What you need to do: From the line with "Emit a Python" to the line with "plt.rcParams['axes.unicode_minus'] = False", both included, repeat each line exactly and leave out the pictures.

Entries supplied:
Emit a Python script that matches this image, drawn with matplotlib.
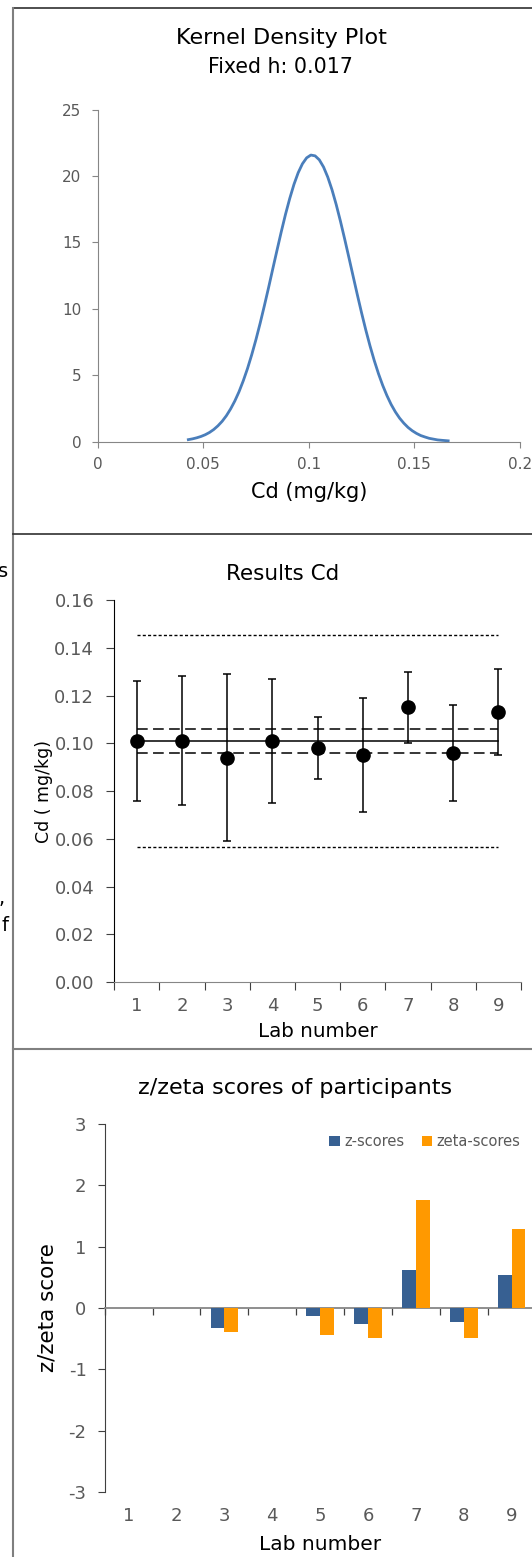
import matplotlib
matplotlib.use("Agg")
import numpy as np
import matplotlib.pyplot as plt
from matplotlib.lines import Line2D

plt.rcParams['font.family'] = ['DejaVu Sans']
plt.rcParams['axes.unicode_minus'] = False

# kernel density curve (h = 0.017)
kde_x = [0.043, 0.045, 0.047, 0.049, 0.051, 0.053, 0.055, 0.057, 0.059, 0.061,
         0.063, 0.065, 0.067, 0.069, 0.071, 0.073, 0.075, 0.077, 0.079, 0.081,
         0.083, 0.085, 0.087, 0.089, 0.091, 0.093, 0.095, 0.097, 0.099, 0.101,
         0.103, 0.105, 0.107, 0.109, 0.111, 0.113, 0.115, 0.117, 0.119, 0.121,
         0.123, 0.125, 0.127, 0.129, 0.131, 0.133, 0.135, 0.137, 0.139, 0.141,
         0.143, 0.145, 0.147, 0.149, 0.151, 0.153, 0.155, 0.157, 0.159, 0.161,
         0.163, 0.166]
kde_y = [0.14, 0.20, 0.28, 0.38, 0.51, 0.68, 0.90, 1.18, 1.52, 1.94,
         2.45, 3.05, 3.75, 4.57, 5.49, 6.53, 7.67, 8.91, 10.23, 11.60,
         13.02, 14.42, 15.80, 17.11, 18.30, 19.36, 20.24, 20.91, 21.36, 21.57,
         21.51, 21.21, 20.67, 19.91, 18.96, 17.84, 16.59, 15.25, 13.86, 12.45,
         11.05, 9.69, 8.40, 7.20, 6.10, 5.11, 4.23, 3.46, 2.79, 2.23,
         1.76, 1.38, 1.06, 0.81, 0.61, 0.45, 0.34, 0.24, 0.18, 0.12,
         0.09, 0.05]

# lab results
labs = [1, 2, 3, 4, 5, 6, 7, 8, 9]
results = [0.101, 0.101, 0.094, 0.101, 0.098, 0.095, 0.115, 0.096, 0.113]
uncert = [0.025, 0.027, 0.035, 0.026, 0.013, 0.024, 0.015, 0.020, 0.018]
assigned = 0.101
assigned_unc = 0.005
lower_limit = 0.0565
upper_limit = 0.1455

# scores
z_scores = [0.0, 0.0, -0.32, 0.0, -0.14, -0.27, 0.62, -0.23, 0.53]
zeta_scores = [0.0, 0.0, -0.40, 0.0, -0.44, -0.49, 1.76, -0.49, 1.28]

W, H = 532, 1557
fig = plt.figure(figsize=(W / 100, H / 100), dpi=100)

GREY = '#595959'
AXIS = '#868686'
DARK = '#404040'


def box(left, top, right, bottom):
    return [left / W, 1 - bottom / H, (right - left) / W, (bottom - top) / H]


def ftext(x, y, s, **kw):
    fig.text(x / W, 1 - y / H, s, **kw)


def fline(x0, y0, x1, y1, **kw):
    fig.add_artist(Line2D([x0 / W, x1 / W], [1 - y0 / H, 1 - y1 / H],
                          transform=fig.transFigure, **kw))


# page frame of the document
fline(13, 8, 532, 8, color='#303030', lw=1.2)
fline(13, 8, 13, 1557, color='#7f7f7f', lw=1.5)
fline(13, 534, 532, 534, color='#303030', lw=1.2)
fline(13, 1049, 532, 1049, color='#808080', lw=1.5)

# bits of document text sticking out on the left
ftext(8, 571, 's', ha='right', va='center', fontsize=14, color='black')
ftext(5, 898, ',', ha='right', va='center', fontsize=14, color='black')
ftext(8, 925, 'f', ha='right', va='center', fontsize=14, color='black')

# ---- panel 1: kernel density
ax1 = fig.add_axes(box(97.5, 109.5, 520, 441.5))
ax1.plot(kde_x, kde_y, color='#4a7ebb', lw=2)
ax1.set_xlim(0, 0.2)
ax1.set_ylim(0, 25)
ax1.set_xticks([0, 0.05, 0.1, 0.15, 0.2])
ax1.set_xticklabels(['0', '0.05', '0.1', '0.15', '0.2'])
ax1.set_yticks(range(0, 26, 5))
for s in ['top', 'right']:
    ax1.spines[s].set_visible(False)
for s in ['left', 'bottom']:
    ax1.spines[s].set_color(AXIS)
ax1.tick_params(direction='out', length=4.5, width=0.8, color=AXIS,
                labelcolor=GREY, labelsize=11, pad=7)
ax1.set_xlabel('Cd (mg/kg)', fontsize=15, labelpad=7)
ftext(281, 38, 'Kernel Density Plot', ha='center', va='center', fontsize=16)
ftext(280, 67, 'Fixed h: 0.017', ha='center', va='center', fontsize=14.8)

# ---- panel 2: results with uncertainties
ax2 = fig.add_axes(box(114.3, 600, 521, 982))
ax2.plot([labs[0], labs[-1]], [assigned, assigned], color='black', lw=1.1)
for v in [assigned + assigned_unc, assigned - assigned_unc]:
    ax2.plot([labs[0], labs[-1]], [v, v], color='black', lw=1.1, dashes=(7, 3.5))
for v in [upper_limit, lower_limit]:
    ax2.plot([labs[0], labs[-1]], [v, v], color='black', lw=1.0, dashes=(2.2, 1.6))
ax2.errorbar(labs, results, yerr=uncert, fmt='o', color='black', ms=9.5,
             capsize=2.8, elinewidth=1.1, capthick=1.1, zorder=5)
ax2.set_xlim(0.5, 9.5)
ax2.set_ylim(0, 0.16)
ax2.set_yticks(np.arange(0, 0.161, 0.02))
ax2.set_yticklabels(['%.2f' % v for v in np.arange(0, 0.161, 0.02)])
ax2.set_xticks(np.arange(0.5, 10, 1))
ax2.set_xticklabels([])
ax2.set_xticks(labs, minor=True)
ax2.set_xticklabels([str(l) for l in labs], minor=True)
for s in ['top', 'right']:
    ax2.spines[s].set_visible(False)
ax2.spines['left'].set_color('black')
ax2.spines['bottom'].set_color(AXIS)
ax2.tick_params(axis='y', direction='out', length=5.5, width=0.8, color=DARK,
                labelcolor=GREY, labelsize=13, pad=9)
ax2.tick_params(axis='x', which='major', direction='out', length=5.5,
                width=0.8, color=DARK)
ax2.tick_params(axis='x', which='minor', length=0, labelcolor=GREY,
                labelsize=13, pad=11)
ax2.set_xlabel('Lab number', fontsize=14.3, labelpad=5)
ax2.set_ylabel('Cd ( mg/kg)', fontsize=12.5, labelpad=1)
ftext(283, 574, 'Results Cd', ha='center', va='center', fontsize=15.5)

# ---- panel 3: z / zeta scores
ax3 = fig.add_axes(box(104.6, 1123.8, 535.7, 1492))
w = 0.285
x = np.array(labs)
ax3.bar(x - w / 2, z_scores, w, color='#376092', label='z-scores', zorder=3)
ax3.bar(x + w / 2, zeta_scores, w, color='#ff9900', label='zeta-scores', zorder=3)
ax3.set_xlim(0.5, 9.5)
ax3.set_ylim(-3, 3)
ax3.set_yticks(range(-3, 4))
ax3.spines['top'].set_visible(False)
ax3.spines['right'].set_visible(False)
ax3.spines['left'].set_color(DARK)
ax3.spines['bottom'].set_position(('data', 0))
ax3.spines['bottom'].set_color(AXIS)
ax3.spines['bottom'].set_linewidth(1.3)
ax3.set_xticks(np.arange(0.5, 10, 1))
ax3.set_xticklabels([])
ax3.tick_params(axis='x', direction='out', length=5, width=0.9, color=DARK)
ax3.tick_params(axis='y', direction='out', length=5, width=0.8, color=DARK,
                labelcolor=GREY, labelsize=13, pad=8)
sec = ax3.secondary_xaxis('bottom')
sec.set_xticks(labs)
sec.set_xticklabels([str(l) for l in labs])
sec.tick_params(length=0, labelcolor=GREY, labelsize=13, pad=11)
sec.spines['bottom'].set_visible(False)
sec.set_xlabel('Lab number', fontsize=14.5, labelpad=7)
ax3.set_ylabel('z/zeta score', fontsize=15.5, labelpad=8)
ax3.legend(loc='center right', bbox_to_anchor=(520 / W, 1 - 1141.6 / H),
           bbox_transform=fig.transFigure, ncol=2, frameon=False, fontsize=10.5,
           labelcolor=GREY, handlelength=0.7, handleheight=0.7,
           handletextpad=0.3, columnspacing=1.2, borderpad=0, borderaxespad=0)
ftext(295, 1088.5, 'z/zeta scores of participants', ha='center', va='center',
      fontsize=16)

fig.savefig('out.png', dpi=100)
---
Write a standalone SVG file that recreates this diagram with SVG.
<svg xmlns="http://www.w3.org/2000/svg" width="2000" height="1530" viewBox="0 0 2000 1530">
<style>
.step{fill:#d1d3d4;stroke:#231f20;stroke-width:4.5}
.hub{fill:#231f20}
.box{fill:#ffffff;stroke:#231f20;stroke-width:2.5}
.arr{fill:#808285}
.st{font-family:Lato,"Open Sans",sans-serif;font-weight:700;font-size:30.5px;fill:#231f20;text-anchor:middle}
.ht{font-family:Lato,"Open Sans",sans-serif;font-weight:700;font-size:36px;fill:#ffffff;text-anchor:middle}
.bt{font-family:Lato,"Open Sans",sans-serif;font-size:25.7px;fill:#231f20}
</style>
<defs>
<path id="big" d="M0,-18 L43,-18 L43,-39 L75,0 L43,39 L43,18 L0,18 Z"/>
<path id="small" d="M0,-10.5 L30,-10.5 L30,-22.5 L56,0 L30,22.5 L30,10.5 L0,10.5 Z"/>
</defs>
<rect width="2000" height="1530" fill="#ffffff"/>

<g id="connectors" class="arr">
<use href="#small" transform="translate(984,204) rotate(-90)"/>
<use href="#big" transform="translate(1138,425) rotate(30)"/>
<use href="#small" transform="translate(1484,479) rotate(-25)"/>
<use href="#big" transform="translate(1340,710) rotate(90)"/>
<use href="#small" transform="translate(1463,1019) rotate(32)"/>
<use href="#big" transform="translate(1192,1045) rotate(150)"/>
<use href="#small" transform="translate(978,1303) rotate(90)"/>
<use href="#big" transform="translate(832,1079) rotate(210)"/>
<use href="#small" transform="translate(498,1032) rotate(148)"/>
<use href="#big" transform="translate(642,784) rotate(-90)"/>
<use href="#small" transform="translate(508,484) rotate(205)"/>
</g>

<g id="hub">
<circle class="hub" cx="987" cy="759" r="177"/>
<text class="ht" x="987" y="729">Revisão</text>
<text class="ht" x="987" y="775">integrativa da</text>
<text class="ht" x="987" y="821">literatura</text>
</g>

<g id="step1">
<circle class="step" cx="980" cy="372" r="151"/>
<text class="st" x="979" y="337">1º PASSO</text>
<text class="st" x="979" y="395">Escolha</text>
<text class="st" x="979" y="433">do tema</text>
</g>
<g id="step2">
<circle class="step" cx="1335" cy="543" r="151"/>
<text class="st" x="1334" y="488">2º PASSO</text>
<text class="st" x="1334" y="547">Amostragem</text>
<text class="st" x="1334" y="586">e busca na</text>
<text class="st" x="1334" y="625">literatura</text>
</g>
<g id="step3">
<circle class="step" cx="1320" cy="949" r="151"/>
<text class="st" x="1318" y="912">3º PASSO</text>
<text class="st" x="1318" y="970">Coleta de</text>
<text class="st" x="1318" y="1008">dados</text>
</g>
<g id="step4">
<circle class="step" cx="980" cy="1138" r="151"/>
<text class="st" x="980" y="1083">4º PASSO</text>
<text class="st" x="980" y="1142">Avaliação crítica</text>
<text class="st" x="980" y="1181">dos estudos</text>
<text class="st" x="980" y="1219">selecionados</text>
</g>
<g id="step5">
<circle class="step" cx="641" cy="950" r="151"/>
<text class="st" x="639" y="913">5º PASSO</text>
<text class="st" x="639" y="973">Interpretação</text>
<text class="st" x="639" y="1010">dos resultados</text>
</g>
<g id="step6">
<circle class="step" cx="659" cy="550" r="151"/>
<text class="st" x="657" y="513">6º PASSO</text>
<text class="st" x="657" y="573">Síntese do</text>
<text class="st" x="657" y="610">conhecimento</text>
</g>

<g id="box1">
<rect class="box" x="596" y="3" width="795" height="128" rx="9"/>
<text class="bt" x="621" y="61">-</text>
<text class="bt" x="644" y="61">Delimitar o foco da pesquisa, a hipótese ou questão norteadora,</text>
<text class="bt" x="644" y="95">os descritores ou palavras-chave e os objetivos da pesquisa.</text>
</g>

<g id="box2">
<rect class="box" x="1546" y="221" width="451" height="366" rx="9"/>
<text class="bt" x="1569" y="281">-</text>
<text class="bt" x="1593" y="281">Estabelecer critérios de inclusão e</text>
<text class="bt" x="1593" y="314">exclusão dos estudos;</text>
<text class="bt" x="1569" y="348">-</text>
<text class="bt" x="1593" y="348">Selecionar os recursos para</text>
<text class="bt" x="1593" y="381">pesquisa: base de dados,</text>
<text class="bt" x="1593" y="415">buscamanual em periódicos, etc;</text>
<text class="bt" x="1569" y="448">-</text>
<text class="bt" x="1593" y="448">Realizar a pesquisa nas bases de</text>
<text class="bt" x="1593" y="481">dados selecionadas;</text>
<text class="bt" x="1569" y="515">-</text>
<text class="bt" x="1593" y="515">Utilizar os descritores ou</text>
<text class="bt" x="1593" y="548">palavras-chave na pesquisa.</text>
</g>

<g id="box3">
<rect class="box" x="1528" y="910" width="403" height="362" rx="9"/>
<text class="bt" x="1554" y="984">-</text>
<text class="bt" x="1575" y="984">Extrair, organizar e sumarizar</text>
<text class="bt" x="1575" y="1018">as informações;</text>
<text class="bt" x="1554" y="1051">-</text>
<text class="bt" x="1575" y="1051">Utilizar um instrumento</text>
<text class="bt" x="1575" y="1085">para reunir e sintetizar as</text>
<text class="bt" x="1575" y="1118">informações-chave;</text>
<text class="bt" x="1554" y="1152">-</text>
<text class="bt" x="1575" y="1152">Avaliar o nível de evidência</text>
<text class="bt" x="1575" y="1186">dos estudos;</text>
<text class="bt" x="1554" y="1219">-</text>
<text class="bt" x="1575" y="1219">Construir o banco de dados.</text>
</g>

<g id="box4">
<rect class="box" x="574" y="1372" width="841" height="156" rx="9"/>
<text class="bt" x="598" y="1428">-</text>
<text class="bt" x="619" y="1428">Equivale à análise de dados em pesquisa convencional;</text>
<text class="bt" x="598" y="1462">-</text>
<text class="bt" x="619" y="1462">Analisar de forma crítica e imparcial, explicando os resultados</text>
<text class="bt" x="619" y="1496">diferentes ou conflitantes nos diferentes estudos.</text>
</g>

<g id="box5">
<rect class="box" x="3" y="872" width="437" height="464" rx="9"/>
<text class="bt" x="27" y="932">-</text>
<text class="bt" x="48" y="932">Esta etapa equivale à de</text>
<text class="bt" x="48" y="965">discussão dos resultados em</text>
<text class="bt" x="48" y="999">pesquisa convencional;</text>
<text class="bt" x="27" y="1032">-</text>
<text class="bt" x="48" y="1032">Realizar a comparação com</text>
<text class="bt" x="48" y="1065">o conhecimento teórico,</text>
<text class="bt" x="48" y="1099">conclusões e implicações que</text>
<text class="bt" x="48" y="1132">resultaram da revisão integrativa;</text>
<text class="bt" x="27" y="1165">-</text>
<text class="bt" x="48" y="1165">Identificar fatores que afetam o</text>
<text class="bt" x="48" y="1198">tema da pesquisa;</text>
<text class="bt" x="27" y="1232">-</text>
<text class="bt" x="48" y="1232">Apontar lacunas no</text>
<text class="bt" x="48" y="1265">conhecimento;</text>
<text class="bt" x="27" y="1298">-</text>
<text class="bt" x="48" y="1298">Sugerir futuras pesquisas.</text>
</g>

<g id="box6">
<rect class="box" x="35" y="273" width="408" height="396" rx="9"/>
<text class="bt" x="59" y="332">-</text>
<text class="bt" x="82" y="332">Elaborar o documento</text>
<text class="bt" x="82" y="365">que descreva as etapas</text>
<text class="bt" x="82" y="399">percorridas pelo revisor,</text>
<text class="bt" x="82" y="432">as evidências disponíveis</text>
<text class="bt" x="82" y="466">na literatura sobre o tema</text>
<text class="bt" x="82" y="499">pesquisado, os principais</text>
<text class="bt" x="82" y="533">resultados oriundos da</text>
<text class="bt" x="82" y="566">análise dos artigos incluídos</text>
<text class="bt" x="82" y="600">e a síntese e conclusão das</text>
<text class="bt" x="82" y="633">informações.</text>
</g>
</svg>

Reply:
Emit a Python script that matches this image, drawn with matplotlib.
import matplotlib
matplotlib.use("Agg")
import numpy as np
import matplotlib.pyplot as plt
from matplotlib.lines import Line2D

plt.rcParams['font.family'] = ['DejaVu Sans']
plt.rcParams['axes.unicode_minus'] = False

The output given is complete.